Athletes use creatine mainly in intense stress phases, such as in preparation for a competition, to quickly improve their performance and / or gain mass. Yannick Obenauer, sports scientist and performance optimization coach, also regularly uses creatine. Between three and five grams a day, i.e. the dose recommended in the maintenance phase for athletes at an already advanced fitness level, was already enough for him to achieve a higher training volume. Obenauer considers an increase of five to ten percent possible in the top performance range. This increased stimulus has a clearly positive effect on fitness and muscle development.
So-called loading phases are very common in the bodybuilding scene. “Accompanying intensive training, high-dose creatine is taken, about 20 grams a day, and reduced to about six grams after five days,” Obenauer tells us.
This leads to a massive mass gain in a short time. However, this is not necessarily due to muscle mass. Creatine binds water, which can be visibly stored in the body. This makes muscles appear extremely plump and pumped up – an effect that corresponds to the aesthetic ideal for many people and can also be quite desirable in terms of athletic ambition. For example, with regard to bodybuilding and fitness championships.
This can be different in other disciplines, such as boxing or running. After all, the load-strength ratios shift. “If you gain weight by drinking water, you box in a higher weight class, but you don’t necessarily have more strength,” Obenauer explains. Likewise, he says, it’s not purposeful to have to haul extra mass around the running track for what may be just visual reasons.
What does science say about creatine?
Graduate ecotrophologist Prof. Nicolai Worm confirms that creatine supplementation achieves an increase in performance. “In addition, it also seems to independently support the formation of increased muscle mass through strength training in the long term.” This is also confirmed by a review of randomized clinical trials between 2012 and 2021.1
The typical water retention could promote the metabolism of protein in cells. He also mentions the muscle trauma theory, which states that micro-injuries in the muscles caused by intensified training under the influence of creatine – “muscle soreness” – could in turn act as stimuli to subsequently increase muscle growth. “Creatine is also thought to lead to increased activity of satellite cells in conjunction with exercise. These perform essential functions in increasing the size of a muscle fiber.”

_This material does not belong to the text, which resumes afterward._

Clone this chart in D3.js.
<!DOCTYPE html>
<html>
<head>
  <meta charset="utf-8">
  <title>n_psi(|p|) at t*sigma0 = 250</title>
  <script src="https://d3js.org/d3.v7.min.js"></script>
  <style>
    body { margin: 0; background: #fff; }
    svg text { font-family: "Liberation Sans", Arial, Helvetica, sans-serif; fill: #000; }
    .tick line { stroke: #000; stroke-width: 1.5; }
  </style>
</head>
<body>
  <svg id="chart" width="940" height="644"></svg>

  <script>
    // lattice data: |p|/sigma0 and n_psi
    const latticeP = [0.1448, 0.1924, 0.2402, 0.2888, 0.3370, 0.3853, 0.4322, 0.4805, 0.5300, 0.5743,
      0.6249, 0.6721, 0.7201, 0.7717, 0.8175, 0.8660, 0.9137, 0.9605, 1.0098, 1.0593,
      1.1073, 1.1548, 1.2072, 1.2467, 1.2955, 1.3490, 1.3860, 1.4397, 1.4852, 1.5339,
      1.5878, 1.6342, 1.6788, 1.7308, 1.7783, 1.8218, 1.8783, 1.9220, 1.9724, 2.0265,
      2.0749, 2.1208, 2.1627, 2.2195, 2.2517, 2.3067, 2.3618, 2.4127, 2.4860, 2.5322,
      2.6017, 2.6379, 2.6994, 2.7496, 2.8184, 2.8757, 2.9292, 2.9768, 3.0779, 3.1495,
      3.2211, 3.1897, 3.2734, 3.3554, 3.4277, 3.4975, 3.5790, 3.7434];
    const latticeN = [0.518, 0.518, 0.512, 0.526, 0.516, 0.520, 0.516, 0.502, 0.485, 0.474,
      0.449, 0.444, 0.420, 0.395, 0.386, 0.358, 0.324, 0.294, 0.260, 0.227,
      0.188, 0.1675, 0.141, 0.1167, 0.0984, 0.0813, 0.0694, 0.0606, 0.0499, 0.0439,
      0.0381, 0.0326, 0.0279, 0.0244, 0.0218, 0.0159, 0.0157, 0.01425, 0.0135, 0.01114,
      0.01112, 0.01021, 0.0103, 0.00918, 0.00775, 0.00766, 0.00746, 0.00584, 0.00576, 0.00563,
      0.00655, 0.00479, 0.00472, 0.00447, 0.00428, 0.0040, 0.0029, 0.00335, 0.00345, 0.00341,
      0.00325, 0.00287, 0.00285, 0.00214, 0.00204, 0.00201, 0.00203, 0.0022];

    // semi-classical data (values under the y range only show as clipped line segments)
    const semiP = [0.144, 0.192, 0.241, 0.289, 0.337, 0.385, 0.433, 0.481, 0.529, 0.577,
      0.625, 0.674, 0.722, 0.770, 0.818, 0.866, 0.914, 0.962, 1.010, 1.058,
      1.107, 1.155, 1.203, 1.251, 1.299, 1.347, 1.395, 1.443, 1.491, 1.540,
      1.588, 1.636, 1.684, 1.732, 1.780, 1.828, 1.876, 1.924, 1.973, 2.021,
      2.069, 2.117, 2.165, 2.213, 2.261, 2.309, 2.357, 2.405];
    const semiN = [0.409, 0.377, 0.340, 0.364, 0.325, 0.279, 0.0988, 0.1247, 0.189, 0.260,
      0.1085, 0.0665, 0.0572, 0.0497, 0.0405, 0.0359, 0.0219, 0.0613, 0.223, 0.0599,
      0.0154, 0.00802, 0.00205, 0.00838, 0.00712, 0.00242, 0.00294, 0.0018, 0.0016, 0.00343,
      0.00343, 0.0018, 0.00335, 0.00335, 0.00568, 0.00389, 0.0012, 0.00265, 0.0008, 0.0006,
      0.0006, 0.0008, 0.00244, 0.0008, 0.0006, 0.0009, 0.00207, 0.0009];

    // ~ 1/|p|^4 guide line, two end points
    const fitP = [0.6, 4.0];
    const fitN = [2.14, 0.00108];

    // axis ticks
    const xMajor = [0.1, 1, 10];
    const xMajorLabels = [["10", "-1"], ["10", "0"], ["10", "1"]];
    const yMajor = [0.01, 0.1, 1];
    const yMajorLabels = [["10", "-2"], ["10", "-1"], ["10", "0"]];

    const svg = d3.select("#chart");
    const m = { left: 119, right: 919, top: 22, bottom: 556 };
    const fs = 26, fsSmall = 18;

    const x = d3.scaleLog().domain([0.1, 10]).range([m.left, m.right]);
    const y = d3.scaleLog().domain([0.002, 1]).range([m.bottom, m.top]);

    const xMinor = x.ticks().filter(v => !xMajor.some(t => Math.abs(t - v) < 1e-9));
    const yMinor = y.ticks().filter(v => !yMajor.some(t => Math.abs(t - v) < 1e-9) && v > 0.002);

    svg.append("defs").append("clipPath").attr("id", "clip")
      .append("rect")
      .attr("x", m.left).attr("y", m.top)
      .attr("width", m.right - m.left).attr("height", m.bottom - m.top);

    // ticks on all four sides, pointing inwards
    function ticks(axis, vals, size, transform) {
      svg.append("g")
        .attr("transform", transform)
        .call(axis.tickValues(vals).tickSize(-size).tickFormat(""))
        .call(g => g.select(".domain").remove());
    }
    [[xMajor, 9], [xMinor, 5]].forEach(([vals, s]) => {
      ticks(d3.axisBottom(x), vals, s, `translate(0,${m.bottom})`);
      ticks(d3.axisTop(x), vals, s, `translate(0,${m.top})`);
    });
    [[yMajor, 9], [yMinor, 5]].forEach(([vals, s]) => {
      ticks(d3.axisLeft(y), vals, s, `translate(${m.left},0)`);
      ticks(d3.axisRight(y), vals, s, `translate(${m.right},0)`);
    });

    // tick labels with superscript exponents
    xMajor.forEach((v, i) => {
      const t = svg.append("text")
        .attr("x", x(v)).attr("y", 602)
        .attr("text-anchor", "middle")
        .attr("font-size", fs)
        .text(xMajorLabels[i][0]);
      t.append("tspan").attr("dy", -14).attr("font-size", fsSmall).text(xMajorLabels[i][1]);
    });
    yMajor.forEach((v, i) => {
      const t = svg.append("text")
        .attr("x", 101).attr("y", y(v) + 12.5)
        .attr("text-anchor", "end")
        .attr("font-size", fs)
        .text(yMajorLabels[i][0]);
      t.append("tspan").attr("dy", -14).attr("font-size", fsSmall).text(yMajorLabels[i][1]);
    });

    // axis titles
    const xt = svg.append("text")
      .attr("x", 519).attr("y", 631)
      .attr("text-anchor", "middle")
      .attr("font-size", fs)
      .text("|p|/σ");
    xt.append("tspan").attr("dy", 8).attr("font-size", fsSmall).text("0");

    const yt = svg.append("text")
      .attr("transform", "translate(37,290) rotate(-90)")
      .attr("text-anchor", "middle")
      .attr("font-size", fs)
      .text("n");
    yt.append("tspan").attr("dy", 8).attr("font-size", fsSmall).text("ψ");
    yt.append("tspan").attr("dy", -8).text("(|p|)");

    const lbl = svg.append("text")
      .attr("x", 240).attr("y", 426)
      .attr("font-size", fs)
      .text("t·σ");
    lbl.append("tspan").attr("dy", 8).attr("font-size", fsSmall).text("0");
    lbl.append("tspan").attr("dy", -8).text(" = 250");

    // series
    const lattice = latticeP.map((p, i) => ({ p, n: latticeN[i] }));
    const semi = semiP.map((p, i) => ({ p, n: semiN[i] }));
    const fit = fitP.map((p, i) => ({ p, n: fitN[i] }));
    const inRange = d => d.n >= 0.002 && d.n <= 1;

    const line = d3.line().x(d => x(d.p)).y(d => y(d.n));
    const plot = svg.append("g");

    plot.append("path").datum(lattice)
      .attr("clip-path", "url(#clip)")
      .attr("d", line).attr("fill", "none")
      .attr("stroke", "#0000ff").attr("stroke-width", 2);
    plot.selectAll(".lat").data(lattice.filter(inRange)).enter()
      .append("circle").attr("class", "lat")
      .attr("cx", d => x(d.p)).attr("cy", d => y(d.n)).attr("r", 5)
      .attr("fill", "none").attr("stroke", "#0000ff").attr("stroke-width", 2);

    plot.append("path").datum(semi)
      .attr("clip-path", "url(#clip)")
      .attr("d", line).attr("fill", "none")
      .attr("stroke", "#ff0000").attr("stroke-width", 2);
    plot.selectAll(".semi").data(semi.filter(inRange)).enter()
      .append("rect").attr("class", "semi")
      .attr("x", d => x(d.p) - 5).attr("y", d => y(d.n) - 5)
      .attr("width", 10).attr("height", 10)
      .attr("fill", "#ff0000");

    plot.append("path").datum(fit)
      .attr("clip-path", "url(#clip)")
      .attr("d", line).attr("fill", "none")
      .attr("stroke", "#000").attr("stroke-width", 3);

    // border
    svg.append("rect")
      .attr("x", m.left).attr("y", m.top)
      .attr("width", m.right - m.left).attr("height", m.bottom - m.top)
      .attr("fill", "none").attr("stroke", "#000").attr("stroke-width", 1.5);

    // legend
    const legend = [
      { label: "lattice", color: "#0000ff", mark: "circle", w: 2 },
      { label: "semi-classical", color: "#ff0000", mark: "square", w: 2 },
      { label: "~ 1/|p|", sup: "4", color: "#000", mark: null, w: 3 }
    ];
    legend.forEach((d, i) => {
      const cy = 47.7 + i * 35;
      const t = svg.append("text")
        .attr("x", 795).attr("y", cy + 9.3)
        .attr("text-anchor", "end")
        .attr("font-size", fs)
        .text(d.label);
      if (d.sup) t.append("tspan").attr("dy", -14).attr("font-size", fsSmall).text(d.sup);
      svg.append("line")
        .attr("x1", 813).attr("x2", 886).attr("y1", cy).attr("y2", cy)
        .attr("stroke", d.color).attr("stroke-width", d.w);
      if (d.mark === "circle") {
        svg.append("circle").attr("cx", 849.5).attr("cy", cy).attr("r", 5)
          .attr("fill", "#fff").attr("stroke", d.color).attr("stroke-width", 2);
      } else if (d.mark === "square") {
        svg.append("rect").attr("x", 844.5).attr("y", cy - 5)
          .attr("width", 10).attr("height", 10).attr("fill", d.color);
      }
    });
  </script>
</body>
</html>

Research also suggests that creatine has a positive effect on brain performance. For example, a 2003 University of Sydney study of 45 vegetarians led by biochemist Catherine Rae showed that taking creatine could boost brain function.2 Subjects who took creatine for six weeks performed significantly better than the control group on a final memory test and a general intelligence test. The downside of the miracle drug was that the test subjects smelled from the mouth and were accompanied by permanent flatulence. Which brings us to the side effects of taking creatine.

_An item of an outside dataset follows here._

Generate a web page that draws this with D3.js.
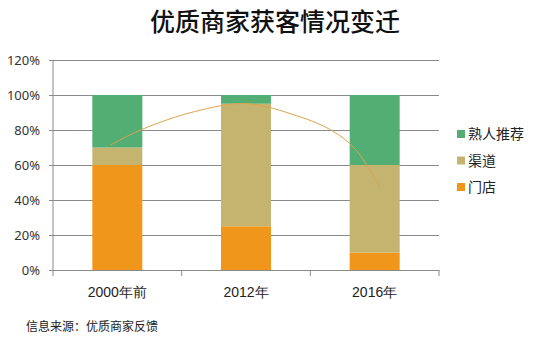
<!DOCTYPE html>
<html>
<head>
<meta charset="utf-8">
<script src="https://cdn.jsdelivr.net/npm/d3@7"></script>
<style>
  html, body { margin: 0; padding: 0; background: #fff; }
  svg { display: block; font-family: "Noto Sans CJK SC", "Noto Sans", sans-serif; }
</style>
</head>
<body>
<svg id="chart" width="540" height="337"></svg>
<script>
// Categories and stacked shares (%)
const categories = ["2000年前", "2012年", "2016年"];
const seriesNames = ["门店", "渠道", "熟人推荐"];
const storeValues = [60, 25, 10];
const channelValues = [10, 70, 50];
const referralValues = [30, 5, 40];
const yTicks = [0, 20, 40, 60, 80, 100, 120];

// Trend curve control points: category position (0 = first category centre) and share (%)
const trendPos = [-0.055, 0.2, 0.6, 1.0, 1.4, 1.66, 1.85, 2.04];
const trendPct = [71.4, 80.6, 90.5, 95.1, 88, 80, 69, 47.4];

const colors = { "门店": "#F0961A", "渠道": "#C4B470", "熟人推荐": "#52AE73" };

const svg = d3.select("#chart");
const plot = { left: 53, right: 439, top: 60, bottom: 270 };

const x = d3.scaleBand().domain(categories).range([plot.left, plot.right]).paddingInner(0).paddingOuter(0);
const y = d3.scaleLinear().domain([0, 120]).range([plot.bottom, plot.top]);
const barW = 50;

// Continuous x for the trend curve, aligned with band centres
const xPos = d3.scaleLinear().domain([0, 1]).range([
  x(categories[0]) + x.bandwidth() / 2,
  x(categories[1]) + x.bandwidth() / 2
]);

// Title
svg.append("text")
  .attr("x", 275).attr("y", 31)
  .attr("text-anchor", "middle")
  .attr("font-size", 25)
  .attr("font-weight", 500)
  .attr("fill", "#111")
  .text("优质商家获客情况变迁");

// Gridlines + y labels
const yAxis = d3.axisLeft(y).tickValues(yTicks).tickFormat(d => d + "%")
  .tickSize(-(plot.right - plot.left + 4)).tickPadding(9);
const gy = svg.append("g").attr("transform", `translate(${plot.left - 4},0)`).call(yAxis);
gy.select(".domain").remove();
gy.selectAll(".tick line").attr("stroke", "#8a8a8a").attr("stroke-width", 1);
gy.selectAll(".tick text").attr("font-size", 13).attr("fill", "#333")
  .attr("font-family", "Noto Sans, sans-serif");

// vertical axis line
svg.append("line")
  .attr("x1", plot.left).attr("x2", plot.left)
  .attr("y1", y(120)).attr("y2", y(0))
  .attr("stroke", "#8a8a8a");

// Stack data
const rows = categories.map((c, i) => ({
  cat: c, "门店": storeValues[i], "渠道": channelValues[i], "熟人推荐": referralValues[i]
}));
const stacked = d3.stack().keys(seriesNames)(rows);

svg.append("g").selectAll("g").data(stacked).join("g")
  .attr("fill", d => colors[d.key])
  .selectAll("rect").data(d => d).join("rect")
  .attr("x", d => x(d.data.cat) + (x.bandwidth() - barW) / 2)
  .attr("width", barW)
  .attr("y", d => y(d[1]))
  .attr("height", d => y(d[0]) - y(d[1]));

// x axis
const xAxis = d3.axisBottom(x).tickSize(0).tickPadding(17);
const gx = svg.append("g").attr("transform", `translate(0,${plot.bottom})`).call(xAxis);
gx.select(".domain").attr("stroke", "#8a8a8a");
gx.selectAll(".tick text").attr("font-size", 14).attr("fill", "#222");
// category boundary ticks
const bounds = categories.map(c => x(c)).concat([plot.right]);
svg.append("g").selectAll("line").data(bounds).join("line")
  .attr("x1", d => d).attr("x2", d => d)
  .attr("y1", plot.bottom).attr("y2", plot.bottom + 6)
  .attr("stroke", "#8a8a8a");

// Trend curve
const trend = trendPos.map((p, i) => [xPos(p), y(trendPct[i])]);
svg.append("path")
  .attr("d", d3.line().curve(d3.curveCatmullRom.alpha(0.5))(trend))
  .attr("fill", "none")
  .attr("stroke", "#DDA350")
  .attr("stroke-width", 1);

// Legend (top series first)
const legendOrder = ["熟人推荐", "渠道", "门店"];
const lg = svg.append("g").selectAll("g").data(legendOrder).join("g")
  .attr("transform", (d, i) => `translate(457,${130 + i * 26.5})`);
lg.append("rect").attr("width", 8).attr("height", 8).attr("fill", d => colors[d]);
lg.append("text").attr("x", 11).attr("y", 9).attr("font-size", 14).attr("fill", "#222").text(d => d);

// Source note
svg.append("text")
  .attr("x", 26).attr("y", 331)
  .attr("font-size", 12)
  .attr("fill", "#222")
  .text("信息来源：优质商家反馈");
</script>
</body>
</html>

Does creatine have side effects?
Creatine has been proven to have a performance-enhancing effect, but is still entirely legal. No dependence, no lasting health restrictions – except for the possible water retention, which should also quickly dissipate after discontinuation, only a few side effects are known. Typical for the loading phase are muscle cramps and complaints originating from the gastrointestinal tract – such as bad breath, flatulence, diarrhea, nausea and vomiting. According to experience reports and science, however, all of the above-mentioned side effects occur at most when creatine is overdosed.
Dosage: How much creatine per day is reasonable?
As mentioned above, the information varies between 3 and 5 grams of creatine per day. The correct amount depends on several factors, such as physical activity, muscle mass, age, and weight. Those who take creatine daily over a longer period of time should choose a lower dosage. On training days, taking it immediately before or after a workout seems ideal.